Clean up after yourself. If your tool writes temp files, delete them. Leftover state from one run can affect the next.

Determinism (5 Points)

Related to reliability but stricter: given the exact same input, does the tool produce the exact same output? This earns you 5 bonus points.

Avoid timestamps in output unless they are meaningful. An extracted_at field that changes every call makes the tool non-deterministic.
Sort collections. If your tool returns a list of items from a set or dictionary, the order may vary across runs. Sort them.
Use deterministic algorithms. If you can choose between a randomized and deterministic approach, choose deterministic.

Contract Compliance (10 Points)

The pipeline checks that the actual output of your tool matches the output_schema in your manifest. This is a common source of lost points:

Declare every field you return. If your function returns a metadata key that is not in the output schema, you may lose points for unexpected fields.
Match types exactly. If the schema says integer, do not return a float. Python's len() returns int, but count / total returns float — be deliberate.
Handle nullable fields. If a field can be None, declare it as type: ["string", "null"] in the schema.

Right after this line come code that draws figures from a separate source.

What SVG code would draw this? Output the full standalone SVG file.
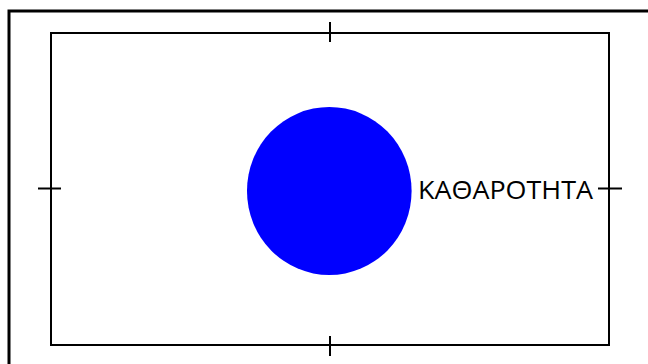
<svg xmlns="http://www.w3.org/2000/svg" width="648" height="364" viewBox="0 0 648 364">
<style>
.frame{fill:none;stroke:#000;stroke-width:3}
.inner{fill:none;stroke:#000;stroke-width:2}
.tick{stroke:#000;stroke-width:2}
.lbl{font-family:"Open Sans","DejaVu Sans",sans-serif;font-size:25px;fill:#000}
</style>
<rect width="648" height="364" fill="#fff"/>
<g id="frame"><rect class="frame" x="9" y="11" width="660" height="380"/></g>
<g id="board">
<rect class="inner" x="51" y="33" width="558" height="312"/>
</g>
<g id="connectors">
<line class="tick" x1="330" y1="22" x2="330" y2="42"/>
<line class="tick" x1="330" y1="336" x2="330" y2="356"/>
<line class="tick" x1="38" y1="188.5" x2="61" y2="188.5"/>
<line class="tick" x1="598" y1="188.5" x2="622" y2="188.5"/>
</g>
<g id="target">
<ellipse cx="329.3" cy="191" rx="82.3" ry="84" fill="#0000FF"/>
</g>
<g id="label">
<text class="lbl" x="418" y="199" textLength="175" lengthAdjust="spacingAndGlyphs">ΚΑΘΑΡΟΤΗΤΑ</text>
</g>
</svg>
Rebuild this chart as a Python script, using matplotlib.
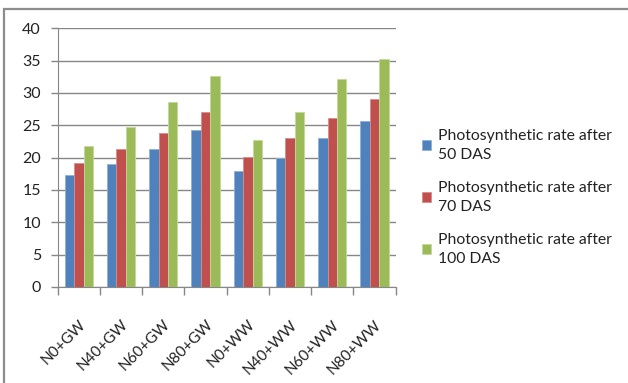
import matplotlib.pyplot as plt
import numpy as np

# treatments on the x axis
treatments = ["N0+GW", "N40+GW", "N60+GW", "N80+GW",
              "N0+WW", "N40+WW", "N60+WW", "N80+WW"]

# photosynthetic rate
das50 = [17.3, 19.0, 21.4, 24.2, 18.0, 20.0, 23.0, 25.7]
das70 = [19.2, 21.4, 23.8, 27.1, 20.1, 23.0, 26.1, 29.0]
das100 = [21.8, 24.7, 28.6, 32.7, 22.7, 27.1, 32.1, 35.3]

series_names = ["Photosynthetic rate after\n50 DAS",
                "Photosynthetic rate after\n70 DAS",
                "Photosynthetic rate after\n100 DAS"]

plt.rcParams['font.family'] = ['Lato', 'DejaVu Sans']

fig = plt.figure(figsize=(6.28, 3.83), dpi=100)
ax = fig.add_axes([57.7 / 628, 96 / 383, 338 / 628, 258.7 / 383])

# grey frame round the chart (only top and left show in the original)
frame = plt.Rectangle((4 / 628, -0.2), 1.2, 1.2 - 9 / 383,
                      transform=fig.transFigure, fill=False,
                      edgecolor="#8c8c8c", linewidth=1.6)
fig.add_artist(frame)

x = np.arange(len(treatments))
w = 1 / 4.5
cols = ["#4F81BD", "#C0504D", "#9BBB59"]
edges = ["#8fb0d8", "#d98c8a", "#c4d99b"]

for i, vals in enumerate([das50, das70, das100]):
    ax.bar(x + (i - 1) * w, vals, w, color=cols[i], edgecolor=edges[i],
           linewidth=0.6, label=series_names[i], zorder=3)

ax.set_xlim(-0.5, len(treatments) - 0.5)
ax.set_ylim(0, 40)
ax.set_yticks(range(0, 41, 5))
ax.yaxis.grid(True, color="#878787", linewidth=1.0, zorder=0)

for s in ["top", "right"]:
    ax.spines[s].set_visible(False)
ax.spines["left"].set_color("#878787")
ax.spines["bottom"].set_color("#878787")

ax.tick_params(axis="y", length=5, width=1, color="#878787", pad=7,
               labelsize=11.5, labelcolor="#222222")
ax.set_xticks(x)
ax.set_xticklabels(treatments, rotation=45, ha="right", va="top",
                   rotation_mode="anchor", fontsize=11, color="#222222")
ax.tick_params(axis="x", which="major", length=0, pad=22)
ax.set_xticks(np.arange(-0.5, len(treatments)), minor=True)
ax.tick_params(axis="x", which="minor", length=6, width=1, color="#878787")

leg = ax.legend(loc="upper left", bbox_to_anchor=(422 / 628, 1 - 129 / 383),
                bbox_transform=fig.transFigure, frameon=False, fontsize=11.3,
                handlelength=0.6, handleheight=0.6, handletextpad=0.45,
                labelspacing=1.2, borderaxespad=0, borderpad=0)
for t in leg.get_texts():
    t.set_linespacing(1.45)
    t.set_color("#222222")

plt.savefig("out.png", dpi=100)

# Schema says: word_count is integer
# BAD:
return {"word_count": float(len(words))}  # Returns 42.0, not 42

# GOOD:
return {"word_count": len(words)}  # Returns 42

Warnings (-2 Points Each)

The pipeline captures stderr and warnings during execution. Each distinct warning costs 2 points. Common offenders:

Deprecation warnings from outdated library usage. Pin to a newer version of the dependency.
Unclosed resource warnings (files, sockets, connections). Always use context managers (with statements).
Print statements to stderr. Some logging configurations write to stderr by default. Redirect or silence them during tool execution.

# BAD — may trigger ResourceWarning
def fetch(url):
    resp = requests.get(url)
    return resp.text

# GOOD — connection properly managed
def fetch(url):
    with requests.Session() as session:
        resp = session.get(url)
        return resp.text

A Scoring Checklist

Before publishing, run through this checklist:

All dependencies listed in runtime.dependencies? (Install: 15 pts)
Module imports with no side effects? (Import: 15 pts)
Tool runs with typical input without crashing? (Smoke: 25 pts)
At least 3-5 tests in tests/, all passing? (Tests: 15 pts)
Tool produces same output on repeated runs? (Reliability: 10 pts, Determinism: 5 pts)
Output matches output_schema exactly? (Contract: 10 pts)
No warnings or resource leaks? (Avoid -2 per warning)

A package that checks every box starts at 95 points — well into Gold territory. Most packages that fall short do so because of missing tests (0 out of 15 points), a schema mismatch (0 out of 10 points), or warnings they did not know about.

Iterating on Your Score

If your first publish lands below Gold, do not worry — that is normal. Read the verification logs on your package page to see exactly where you lost points. Fix the issues, bump the version in your manifest, and publish again:

# After fixing issues
# Update version in manifest.yaml from "0.1.0" to "0.1.1"
agentnode publish

Each version is verified independently. Your latest version's score is what agents see, so there is no penalty for iterating. Some of the highest-rated packages on AgentNode went through three or four versions before hitting Gold.

Start writing better tests today, and give agents a reason to trust your tools.